Eles não aprendem: além de pressionar o governo por mais verbas, os parlamentares debatem a criação de um fundo de R$ 3,6 bilhões para as eleições em 2018 (Crédito:Fabio Rodrigues Pozzebom/Agência Brasil)

Do total, 53% optaram por não revisar a meta e cortar investimento público; 39% preferiram alterar a meta, ampliando o déficit; e apenas 8% defenderam o aumento de impostos. “Realmente, todas as opções colocadas à mesa são ruins para a economia”, afirma Manuel Enriquez Garcia, presidente da Ordem dos Economistas do Brasil (OEB). “Não há uma saída ótima.” Na avaliação dos especialistas, a ampliação do déficit era inexorável diante da frustração de receitas, que decorre de dois problemas.
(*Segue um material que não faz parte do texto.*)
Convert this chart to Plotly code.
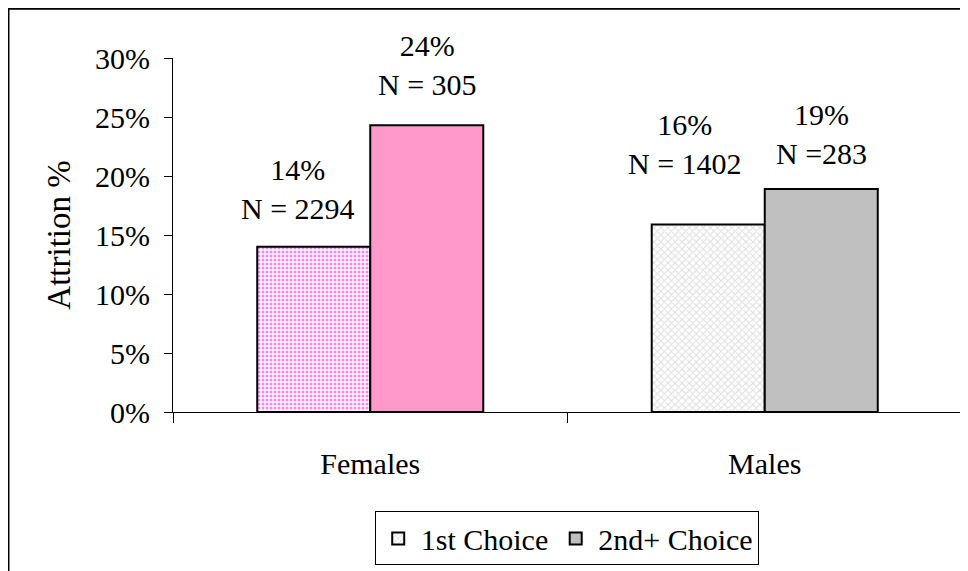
import plotly.graph_objects as go

categories = ["Females", "Males"]
first_choice = [0.140, 0.159]
second_choice = [0.243, 0.189]
first_labels = ["14%<br>N = 2294", "16%<br>N = 1402"]
second_labels = ["24%<br>N = 305", "19%<br>N =283"]
series_names = ["1st Choice", "2nd+ Choice"]
y_ticks = [0, 0.05, 0.10, 0.15, 0.20, 0.25, 0.30]

FONT = "Liberation Serif, Times New Roman, serif"
FS = 30

fig = go.Figure()

# Females (no legend), Males (legend) share offset groups per series
fig.add_trace(go.Bar(
    x=[categories[0]], y=[first_choice[0]], name=series_names[0],
    offsetgroup="first", showlegend=False,
    marker=dict(color="white", line=dict(color="black", width=2),
                pattern=dict(shape=".", fgcolor="#FF00FF", bgcolor="white", size=4, solidity=0.45)),
))
fig.add_trace(go.Bar(
    x=[categories[0]], y=[second_choice[0]], name=series_names[1],
    offsetgroup="second", showlegend=False,
    marker=dict(color="#FF99CC", line=dict(color="black", width=2)),
))
fig.add_trace(go.Bar(
    x=[categories[1]], y=[first_choice[1]], name=series_names[0],
    offsetgroup="first", showlegend=True,
    marker=dict(color="white", line=dict(color="black", width=2),
                pattern=dict(shape="x", fgcolor="#BBBBBB", bgcolor="white", size=5, solidity=0.35)),
))
fig.add_trace(go.Bar(
    x=[categories[1]], y=[second_choice[1]], name=series_names[1],
    offsetgroup="second", showlegend=True,
    marker=dict(color="#C0C0C0", line=dict(color="black", width=2)),
))

# value labels
label_specs = [
    (categories[0], first_choice[0], first_labels[0], -72, 20),
    (categories[0], second_choice[0], second_labels[0], 57, 22),
    (categories[1], first_choice[1], first_labels[1], -80, 42),
    (categories[1], second_choice[1], second_labels[1], 57, 17),
]
for cat, val, txt, xs, ys in label_specs:
    fig.add_annotation(
        x=cat, y=val, xref="x", yref="y", text=txt, showarrow=False,
        xanchor="center", yanchor="bottom", xshift=xs, yshift=ys,
        font=dict(family=FONT, size=FS, color="black"),
    )

# outer frame
fig.add_shape(type="rect", xref="paper", yref="paper",
              x0=-0.2085, x1=1.5, y0=-1.0, y1=1.139,
              line=dict(color="black", width=2), fillcolor="rgba(0,0,0,0)", layer="below")

fig.update_layout(
    width=960, height=563,
    margin=dict(l=165, r=6, t=50, b=157, pad=0),
    paper_bgcolor="white", plot_bgcolor="white",
    barmode="group", bargap=0.427, bargroupgap=0,
    font=dict(family=FONT, size=FS, color="black"),
    showlegend=True,
    legend=dict(
        orientation="h", x=0.499, xanchor="center", y=-0.357, yanchor="middle",
        bordercolor="black", borderwidth=1, bgcolor="white",
        font=dict(family=FONT, size=FS, color="black"),
        itemsizing="constant", itemwidth=35,
    ),
    xaxis=dict(
        type="category", categoryorder="array", categoryarray=categories,
        showline=True, linecolor="black", linewidth=1,
        ticks="outside", tickson="boundaries", ticklen=10, tickcolor="black",
        ticklabelstandoff=25, showgrid=False, zeroline=False,
        tickfont=dict(family=FONT, size=FS, color="black"),
    ),
    yaxis=dict(
        range=[0, 0.30], tickvals=y_ticks, tickformat=".0%",
        showline=True, linecolor="black", linewidth=1,
        ticks="outside", ticklen=8, tickcolor="black",
        ticklabelstandoff=8, showgrid=False, zeroline=False,
        tickfont=dict(family=FONT, size=FS, color="black"),
        title=dict(text="Attrition %", standoff=14,
                   font=dict(family=FONT, size=33, color="black")),
    ),
)

fig.write_html("out.html")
O baixo crescimento econômico, que afeta a arrecadação de impostos, e a dificuldade do governo de obter receitas extraordinárias, como as previstas no novo Refis e na nova etapa do programa de repatriação de recursos.

No primeiro caso, o Congresso Nacional desfigurou completamente o projeto original, oferecendo descontos de até 99% para as empresas devedoras. Isso obrigou o governo a rever todo o programa. Na ponta do lápis, ficou impossível arrecadar os R$ 13 bilhões previstos para esse ano. No caso da repatriação de recursos não declarados, o valor estimado inicialmente também era de R$ 13 bilhões, mas o governo só obteve R$ 1,6 bilhão. A salvação para 2018 virá principalmente do programa de concessões, que terá ativos atraentes, como o aeroporto de Congonhas, e que podem gerar bons ágios (leia reportagem aqui).
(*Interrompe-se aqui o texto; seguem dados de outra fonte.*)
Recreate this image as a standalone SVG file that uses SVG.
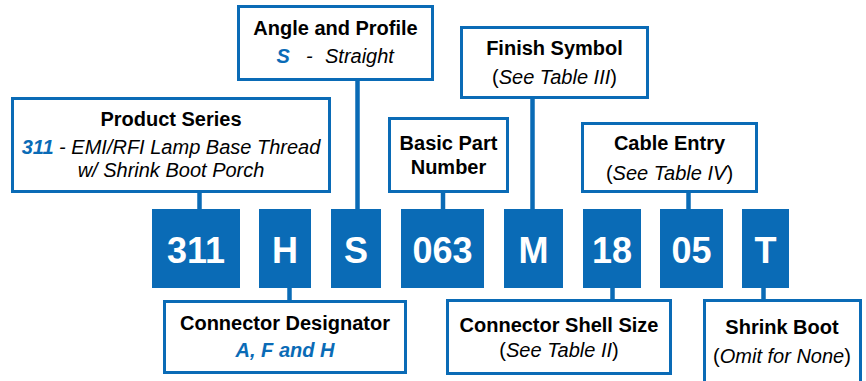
<svg xmlns="http://www.w3.org/2000/svg" width="866" height="381" viewBox="0 0 866 381">
<style>
.lbl{fill:#fff;stroke:#0a6bb6;stroke-width:3}
.code{fill:#0a6bb6}
.wire{stroke:#0a6bb6;stroke-width:4.5;fill:none}
text{font-family:"Liberation Sans",Arial,sans-serif;font-size:20px;fill:#000}
.t{font-weight:bold;text-anchor:middle}
.s{text-anchor:middle}
.i{font-style:italic}
.b{fill:#0a6bb6;font-weight:bold;font-style:italic}
.num{font-size:36px;font-weight:bold;fill:#fff;text-anchor:middle}
</style>
<rect width="866" height="381" fill="#fff"/>
<g id="connectors">
<line class="wire" x1="199.5" y1="192" x2="199.5" y2="210"/>
<line class="wire" x1="357.5" y1="80" x2="357.5" y2="210"/>
<line class="wire" x1="443" y1="192" x2="443" y2="210"/>
<line class="wire" x1="532.5" y1="98" x2="532.5" y2="210"/>
<line class="wire" x1="688.5" y1="192" x2="688.5" y2="210"/>
<line class="wire" x1="289.5" y1="287" x2="289.5" y2="301"/>
<line class="wire" x1="612.5" y1="287" x2="612.5" y2="300"/>
<line class="wire" x1="763.5" y1="287" x2="763.5" y2="300"/>
</g>
<g id="angle">
<rect class="lbl" x="238.5" y="6.5" width="194" height="73"/>
<text class="t" x="335.5" y="35">Angle and Profile</text>
<text y="63"><tspan class="b" x="276.5">S</tspan><tspan class="i" x="306">-</tspan><tspan class="i" x="325">Straight</tspan></text>
</g>
<g id="product">
<rect class="lbl" x="12.5" y="98.5" width="317" height="93"/>
<text class="t" x="171" y="126">Product Series</text>
<text class="s" x="171" y="154"><tspan class="b">311</tspan><tspan class="i"> - EMI/RFI Lamp Base Thread</tspan></text>
<text class="s i" x="171" y="177">w/ Shrink Boot Porch</text>
</g>
<g id="basic">
<rect class="lbl" x="389.5" y="118.5" width="118" height="73"/>
<text class="t" x="448.5" y="150">Basic Part</text>
<text class="t" x="448.5" y="174">Number</text>
</g>
<g id="finish">
<rect class="lbl" x="461.5" y="27.5" width="186" height="70"/>
<text class="t" x="554.5" y="55">Finish Symbol</text>
<text class="s" x="554.5" y="84">(<tspan class="i">See Table III</tspan>)</text>
</g>
<g id="cable">
<rect class="lbl" x="582.5" y="123.5" width="174" height="68"/>
<text class="t" x="669.5" y="150">Cable Entry</text>
<text class="s" x="669.5" y="180">(<tspan class="i">See Table IV</tspan>)</text>
</g>
<g id="designator">
<rect class="lbl" x="164.5" y="301.5" width="241" height="71"/>
<text class="t" x="285" y="330">Connector Designator</text>
<text class="s b" x="285" y="357">A, F and H</text>
</g>
<g id="shell">
<rect class="lbl" x="447.5" y="300.5" width="223" height="73"/>
<text class="t" x="559" y="332">Connector Shell Size</text>
<text class="s" x="559" y="357">(<tspan class="i">See Table II</tspan>)</text>
</g>
<g id="boot">
<rect class="lbl" x="704.5" y="300.5" width="156" height="100"/>
<text class="t" x="782" y="334">Shrink Boot</text>
<text class="s" x="782" y="363">(<tspan class="i">Omit for None</tspan>)</text>
</g>
<g id="c311"><rect class="code" x="152" y="209" width="88" height="79"/><text class="num" x="196" y="263">311</text></g>
<g id="cH"><rect class="code" x="259" y="209" width="52" height="79"/><text class="num" x="285" y="263">H</text></g>
<g id="cS"><rect class="code" x="331" y="209" width="50" height="79"/><text class="num" x="356" y="263">S</text></g>
<g id="c063"><rect class="code" x="401" y="209" width="83" height="79"/><text class="num" x="442.5" y="263">063</text></g>
<g id="cM"><rect class="code" x="504" y="209" width="59" height="79"/><text class="num" x="533.5" y="263">M</text></g>
<g id="c18"><rect class="code" x="583" y="209" width="58" height="79"/><text class="num" x="612" y="263">18</text></g>
<g id="c05"><rect class="code" x="660" y="209" width="63" height="79"/><text class="num" x="691.5" y="263">05</text></g>
<g id="cT"><rect class="code" x="742" y="209" width="47" height="79"/><text class="num" x="765.5" y="263">T</text></g>
</svg>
O próximo passo da equipe econômica é retomar os debates em torno da reforma da Previdência Social, crucial para a sustentabilidade fiscal do País no longo prazo. Confiante na aprovação, o ministro da Fazenda garante que não há um plano B desenhado. “Nós teremos um problema [se a reforma não for aprovada]”, disse Meirelles, em São Paulo, na quarta-feira 16. “É importante que passe pelo menos o escopo básico da reforma da Previdência, a idade mínima e o período de transição.“ Embora inexista um grande apoio popular ao tema, que sofre críticas falaciosas nas redes sociais, a parcela mais esclarecida da sociedade defende amplamente as mudanças nas regras das aposentadorias.

Na premiação “Economista do Ano”, 84% dos votantes disseram sim à reforma proposta pelo governo. O difícil mesmo será angariar os votos necessários na Câmara dos Deputados e no Senado Federal. Além de pressionar o governo por mais verbas, ignorando a gravidade do problema fiscal, os parlamentares andam focados em criar um fundo eleitoral de R$ 3,6 bilhões para financiar a campanha eleitoral de 2018. A gastança de dinheiro público ainda não foi aprovada, mas a sinalização vinda do Congresso Nacional foi novamente negativa. Eles, ao que parece, não aprendem.